Francisco Rezende é um desses raros artistas que brilhantemente explora o atrito entre os lugares e seus contextos e as coisas e pessoas que os habitam. Já em suas obras inaugurais, com frequência ele parte da apropriação de um espaço, a introdução de um elemento novo e o seu abandono. São propostas que giram em torno de deslocamentos quase sempre compartilhados com o público e sobre os quais a sua atuação por vezes se limita à simples evidência do movimento. O que o interessa desde esses primeiros anos é trabalhar lugares como testemunhas, memórias e potências poéticas.
É o caso, por exemplo, da instalação Beautiful and Comfortable (Belo Horizonte, 2003) e da performance-instalação Cera (Ouro Preto, 2002). Entretanto, para além daquilo que é já consolidado, Francisco Rezende também propõe situações em que questões são criadas pela introdução de um elemento inusitado, como nas obras Cupins (João Pessoa, 2006) e Breve Aqui (Biribiri, 2003) que, em especial, convidam o público a imaginar uma releitura do espaço, sobrepondo presente, passado e futuro em uma narrativa repleta de significados.
Em 2013, debruçado sobre as páginas da Revista Piauí, o artista começa a criar nelas intervenções que passeiam livremente entre o desenho, a colagem e a assemblagem. Nesse mesmo sentido, produz ainda a obra ABC África (Belo Horizonte, 2013). Em 2015, após ser convidado para cuidar de um rancho isolado na Serra do Intendente, em Minas Gerais, retoma definitivamente a prática instalativa. O lugar havia pertencido a um amigo próximo, falecido há um ano, e em cuja homenagem Francisco, em colaboração com a família, organiza uma exposição. Nessa ocasião, ele inicia o exercício que denomina como ‘o contínuo movimento de abrir gavetas dentro de gavetas’. Os cenários, as histórias e os objetos que por quatro décadas permaneceram silenciosamente a postos no rancho, indiferentes a qualquer possível obsolescência ou restrição de uso, são a matéria escolhida pelo artista para as obras apresentadas na exposição O que se Pode Saber de um Homem (Belo Horizonte, 2016).
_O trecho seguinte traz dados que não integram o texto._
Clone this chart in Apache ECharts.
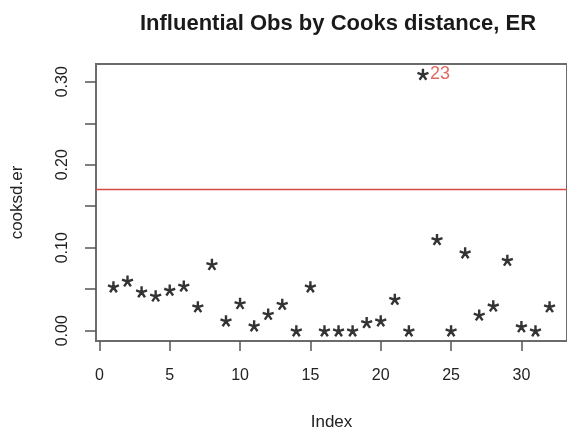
<!DOCTYPE html>
<html>
<head>
<meta charset="utf-8">
<script src="https://cdn.jsdelivr.net/npm/echarts@6/dist/echarts.min.js"></script>
<style>
  html, body { margin: 0; padding: 0; background: #fff; }
  #main { width: 567px; height: 436px; }
</style>
</head>
<body>
<div id="main"></div>
<script>
var obsIndex = [1, 2, 3, 4, 5, 6, 7, 8, 9, 10, 11, 12, 13, 14, 15, 16,
                17, 18, 19, 20, 21, 22, 23, 24, 25, 26, 27, 28, 29, 30, 31, 32];
var cooksd = [0.053, 0.060, 0.047, 0.042, 0.049, 0.054, 0.029, 0.080,
              0.012, 0.033, 0.006, 0.020, 0.032, 0.000, 0.053, 0.000,
              0.000, 0.000, 0.010, 0.012, 0.038, 0.000, 0.309, 0.110,
              0.000, 0.094, 0.019, 0.030, 0.085, 0.005, 0.000, 0.029];
var cutoff = 0.1667;
var flagged = [23];
var xTicks = [0, 5, 10, 15, 20, 25, 30];
var yTicks = [0, 0.05, 0.10, 0.15, 0.20, 0.25, 0.30];
var yLabels = [0, 0.10, 0.20, 0.30];

var myChart = echarts.init(document.getElementById('main'));

// 5 armed asterisk, like R's pch = "*"
var star = 'path://M0 0L0 -5M0 0L4.76 -1.55M0 0L2.94 4.05M0 0L-2.94 4.05M0 0L-4.76 -1.55';

var points = obsIndex.map(function (idx, i) {
    var p = { value: [idx, cooksd[i]] };
    if (flagged.indexOf(idx) >= 0) {
        p.label = {
            show: true,
            position: 'right',
            distance: -1,
            formatter: String(idx),
            color: '#d8443c',
            fontSize: 18,
            fontFamily: 'Liberation Sans'
        };
    }
    return p;
});

var font = 'Liberation Sans';

myChart.setOption({
    animation: false,
    title: {
        text: 'Influential Obs by Cooks distance, ER',
        left: 333,
        top: 8,
        textAlign: 'center',
        textStyle: { fontSize: 22, fontWeight: 'bold', color: '#1a1a1a', fontFamily: font }
    },
    grid: {
        left: 96,
        right: -3,
        top: 64,
        bottom: 94,
        show: true,
        borderColor: '#6b6b6b',
        borderWidth: 2,
        containLabel: false
    },
    xAxis: {
        type: 'value',
        min: -0.24,
        max: 33.24,
        name: 'Index',
        nameLocation: 'middle',
        nameGap: 73,
        nameTextStyle: { fontSize: 17, color: '#222', fontFamily: font },
        axisLine: { show: false, onZero: false },
        splitLine: { show: false },
        axisTick: {
            show: true,
            inside: false,
            customValues: xTicks,
            length: 10,
            lineStyle: { color: '#555', width: 1.5 }
        },
        axisLabel: {
            customValues: xTicks,
            margin: 27,
            fontSize: 16,
            color: '#222',
            fontFamily: font
        }
    },
    yAxis: {
        type: 'value',
        min: -0.0124,
        max: 0.3214,
        name: 'cooksd.er',
        nameLocation: 'middle',
        nameGap: 70,
        nameRotate: 90,
        nameTextStyle: { fontSize: 17, color: '#222', fontFamily: font },
        axisLine: { show: false, onZero: false },
        splitLine: { show: false },
        axisTick: {
            show: true,
            inside: false,
            customValues: yTicks,
            length: 11,
            lineStyle: { color: '#555', width: 1.5 }
        },
        axisLabel: {
            customValues: yLabels,
            rotate: 90,
            margin: 25,
            fontSize: 16,
            color: '#222',
            fontFamily: font,
            formatter: function (v) { return v.toFixed(2); }
        }
    },
    series: [{
        type: 'scatter',
        data: points,
        symbol: star,
        symbolSize: 11,
        itemStyle: { color: 'none', borderColor: '#000', borderWidth: 2.4 },
        markLine: {
            silent: true,
            symbol: 'none',
            label: { show: false },
            lineStyle: { color: '#d44a44', width: 1.3, type: 'solid' },
            data: [{ yAxis: cutoff }]
        }
    }]
});
</script>
</body>
</html>
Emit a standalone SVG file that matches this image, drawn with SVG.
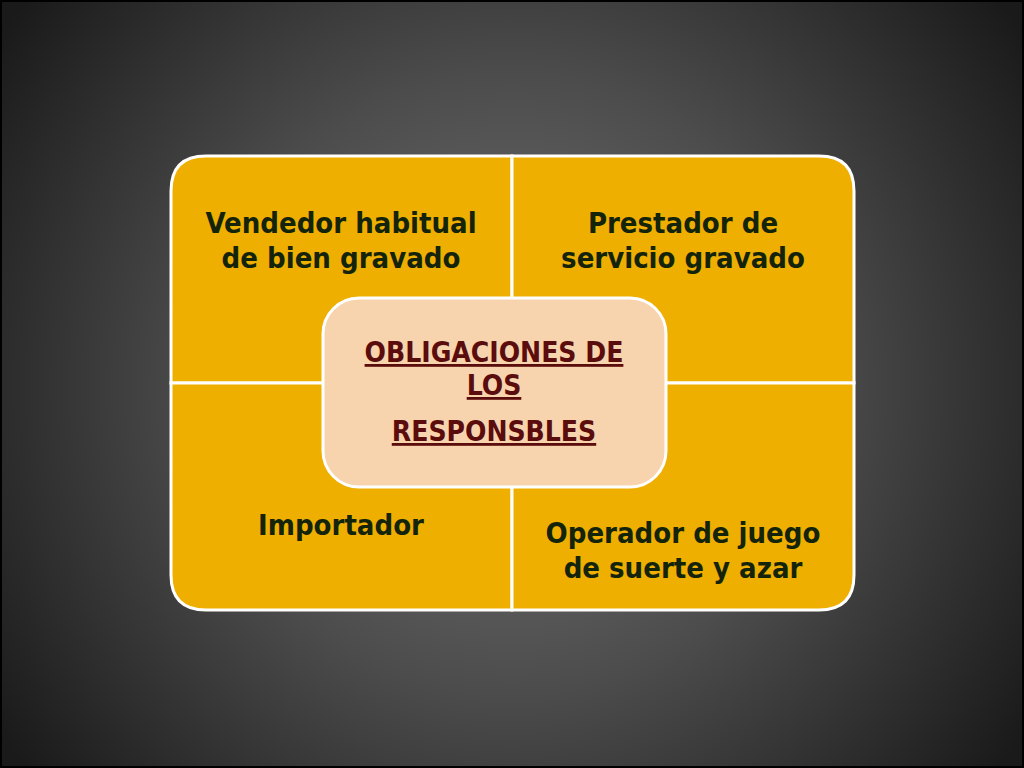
<svg xmlns="http://www.w3.org/2000/svg" width="1024" height="768" viewBox="0 0 1024 768">
<defs>
<radialGradient id="bg" cx="512" cy="384" r="620" gradientUnits="userSpaceOnUse">
<stop offset="0" stop-color="#747474"/>
<stop offset="0.5" stop-color="#4c4c4c"/>
<stop offset="1" stop-color="#1a1a1a"/>
</radialGradient>
<style>
.q{fill:#efaf00;stroke:#ffffff;stroke-width:3}
.t{font-family:"DejaVu Sans Condensed","DejaVu Sans",sans-serif;font-weight:bold;font-size:29px;fill:#13240b;text-anchor:middle}
.c{font-family:"DejaVu Sans Condensed","DejaVu Sans",sans-serif;font-weight:bold;font-size:28px;fill:#5b0c0c;text-anchor:middle;text-decoration:underline}
</style>
</defs>
<rect x="0" y="0" width="1024" height="768" fill="url(#bg)"/>
<rect x="1" y="1" width="1022" height="766" fill="none" stroke="#000" stroke-width="2"/>
<g id="q1">
<path class="q" d="M512,156 L512,383 L171,383 L171,191 Q171,156 206,156 Z"/>
<text class="t" x="341" y="233">Vendedor habitual</text>
<text class="t" x="341" y="268">de bien gravado</text>
</g>
<g id="q2">
<path class="q" d="M512,156 L819,156 Q854,156 854,191 L854,383 L512,383 Z"/>
<text class="t" x="683" y="233">Prestador de</text>
<text class="t" x="683" y="268">servicio gravado</text>
</g>
<g id="q3">
<path class="q" d="M171,383 L512,383 L512,610 L206,610 Q171,610 171,575 Z"/>
<text class="t" x="341" y="535">Importador</text>
</g>
<g id="q4">
<path class="q" d="M512,383 L854,383 L854,575 Q854,610 819,610 L512,610 Z"/>
<text class="t" x="683" y="543">Operador de juego</text>
<text class="t" x="683" y="578">de suerte y azar</text>
</g>
<g id="center">
<rect x="323" y="298" width="343" height="189" rx="36" ry="36" fill="#f7d4ad" stroke="#ffffff" stroke-width="3"/>
<text class="c" x="494" y="362">OBLIGACIONES DE</text>
<text class="c" x="494" y="395">LOS</text>
<text class="c" x="494" y="441">RESPONSBLES</text>
</g>
<g id="connectors"/>
</svg>
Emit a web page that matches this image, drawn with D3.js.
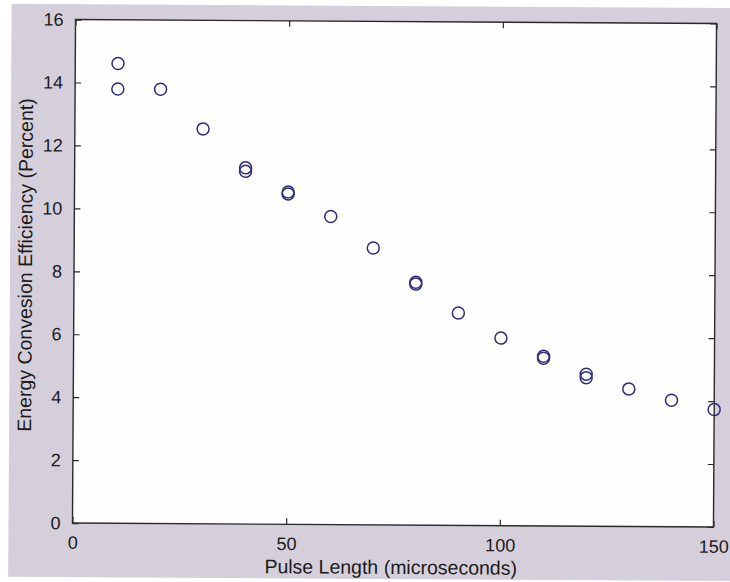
<!DOCTYPE html>
<html><head><meta charset="utf-8">
<script src="https://cdn.jsdelivr.net/npm/d3@7"></script>
<style>html,body{margin:0;padding:0;background:#fff;}svg{display:block;}</style>
</head><body>
<script>
const pulseLength = [10,10,20,30,40,40,50,50,60,70,80,80,90,100,110,110,120,120,130,140,150];
const efficiency  = [14.61,13.8,13.8,12.55,11.32,11.21,10.56,10.5,9.79,8.8,7.72,7.66,6.75,5.96,5.39,5.33,4.83,4.72,4.37,4.02,3.73];
const xTicks = [0,50,100,150];
const yTicks = [0,2,4,6,8,10,12,14,16];
const xLabel = "Pulse Length (microseconds)";
const yLabel = "Energy Convesion Efficiency (Percent)";

const W = 730, H = 582;
const svg = d3.select("body").append("svg").attr("width", W).attr("height", H);
const g = svg.append("g").attr("transform", "rotate(0.35 394 273)");

const L = 74, R = 715, T = 21.5, B = 525;
g.append("rect").attr("x", 10).attr("y", 6).attr("width", 730).attr("height", 573).attr("fill", "#d5cfdb");
g.append("rect").attr("x", L).attr("y", T).attr("width", R - L).attr("height", B - T).attr("fill", "#fefefe");

const x = d3.scaleLinear().domain([0, 150]).range([L, R]);
const y = d3.scaleLinear().domain([0, 16]).range([B, T]);

const tickLen = 6;
const axisColor = "#2a2a2a";
const font = "'Liberation Sans', Arial, Helvetica, sans-serif";

function styleAxis(sel, showText) {
  sel.select(".domain").remove();
  sel.selectAll(".tick line").attr("stroke", axisColor).attr("stroke-width", 1.2);
  sel.selectAll(".tick text").attr("fill", "#1a1a1a").style("font-family", font).style("font-size", "18px");
  if (!showText) sel.selectAll(".tick text").remove();
}

g.append("g").attr("transform", `translate(0,${B})`)
  .call(d3.axisBottom(x).tickValues(xTicks).tickFormat(d3.format("d")).tickSizeInner(-tickLen).tickSizeOuter(0).tickPadding(13))
  .call(s => styleAxis(s, true));
g.append("g").attr("transform", `translate(0,${T})`)
  .call(d3.axisTop(x).tickValues(xTicks).tickSizeInner(-tickLen).tickSizeOuter(0))
  .call(s => styleAxis(s, false));
g.append("g").attr("transform", `translate(${L},0)`)
  .call(d3.axisLeft(y).tickValues(yTicks).tickFormat(d3.format("d")).tickSizeInner(-tickLen).tickSizeOuter(0).tickPadding(12))
  .call(s => styleAxis(s, true));
g.append("g").attr("transform", `translate(${R},0)`)
  .call(d3.axisRight(y).tickValues(yTicks).tickSizeInner(-tickLen).tickSizeOuter(0))
  .call(s => styleAxis(s, false));

g.append("rect").attr("x", L).attr("y", T).attr("width", R - L).attr("height", B - T)
  .attr("fill", "none").attr("stroke", axisColor).attr("stroke-width", 1.4);

g.append("g").selectAll("circle").data(pulseLength.map((p, i) => [p, efficiency[i]])).join("circle")
  .attr("cx", d => x(d[0])).attr("cy", d => y(d[1])).attr("r", 6)
  .attr("fill", "none").attr("stroke", "#2f2e7c").attr("stroke-width", 1.5);

g.append("text").attr("x", (L + R) / 2 - 2).attr("y", 574).attr("text-anchor", "middle")
  .style("font-family", font).style("font-size", "19.5px").attr("fill", "#1a1a1a").text(xLabel);
g.append("text").attr("transform", `translate(32,${(T + B) / 2 - 6}) rotate(-90)`).attr("text-anchor", "middle")
  .style("font-family", font).style("font-size", "19.5px").attr("fill", "#1a1a1a").text(yLabel);
</script>
</body></html>
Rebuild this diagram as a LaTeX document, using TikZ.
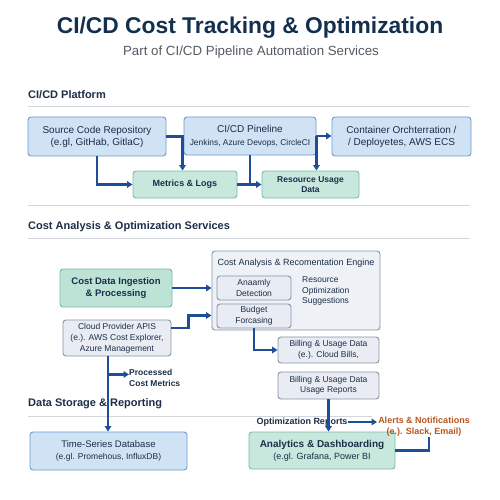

A produção artística de Francisco, a partir de então, estabelece um diálogo contínuo entre seus desenhos nas páginas da Piauí e sua forma de abordar o mundo. Nos trabalhos seguintes, o artista parece de fato pensar a intervenção no espaço como o faria sobre o papel, propondo cenários que, emanando de objetos por ele mesmo projetados, podem ser facilmente realocados. Sobretudo, são ainda propostas que apelam diretamente ao público por referirem-se sempre a um universo corriqueiro, projetando um novo olhar a partir de obras que são como enunciados. É o caso de A Fabulosa História (Belo Horizonte, 2018) e Bolsa de Festa (Belo Horizonte, 2019), em que Francisco claramente apropria-se do cotidiano popular para propor reflexões.

Goma (Belo Horizonte, 2019) talvez seja sua obra mais interativa. Nos braços do público, o objeto artístico parece esquecer suas origens de escritório e revelar-se digno herdeiro da Obra Mole, de Lygia Clark (1964), sendo escultura nova a cada gesto de força empregado. Finalmente, em 2019, o artista deixa a proporção do que é manipulável e experimenta grandes tamanhos na obra Bacia das Almas (Belo Horizonte, 2019), retomando alguns aspectos de sua produção primeira, dessa vez com um forte acento gráfico e objetual, talvez mais uma herança de suas intervenções na Revista Piauí.

Existe em Francisco Rezende uma inquietação que parece convidar continuamente à apropriação do entorno. Seja sobre papel, em performances ou, mais recentemente, em objetos projetados. Trata-se de um artista que, a partir de uma reflexão sobre a realidade como experiência, como espaço vazio no layout de uma revista, faz questão de anunciá-la a seu modo, de revelá-la plástica e desenhável ao público. Em um mundo onde o conteúdo abstrato é cada vez mais central, esse é um artista que propõe a retomada consciente do espaço pela mente criativa e subjetiva, comum a todos.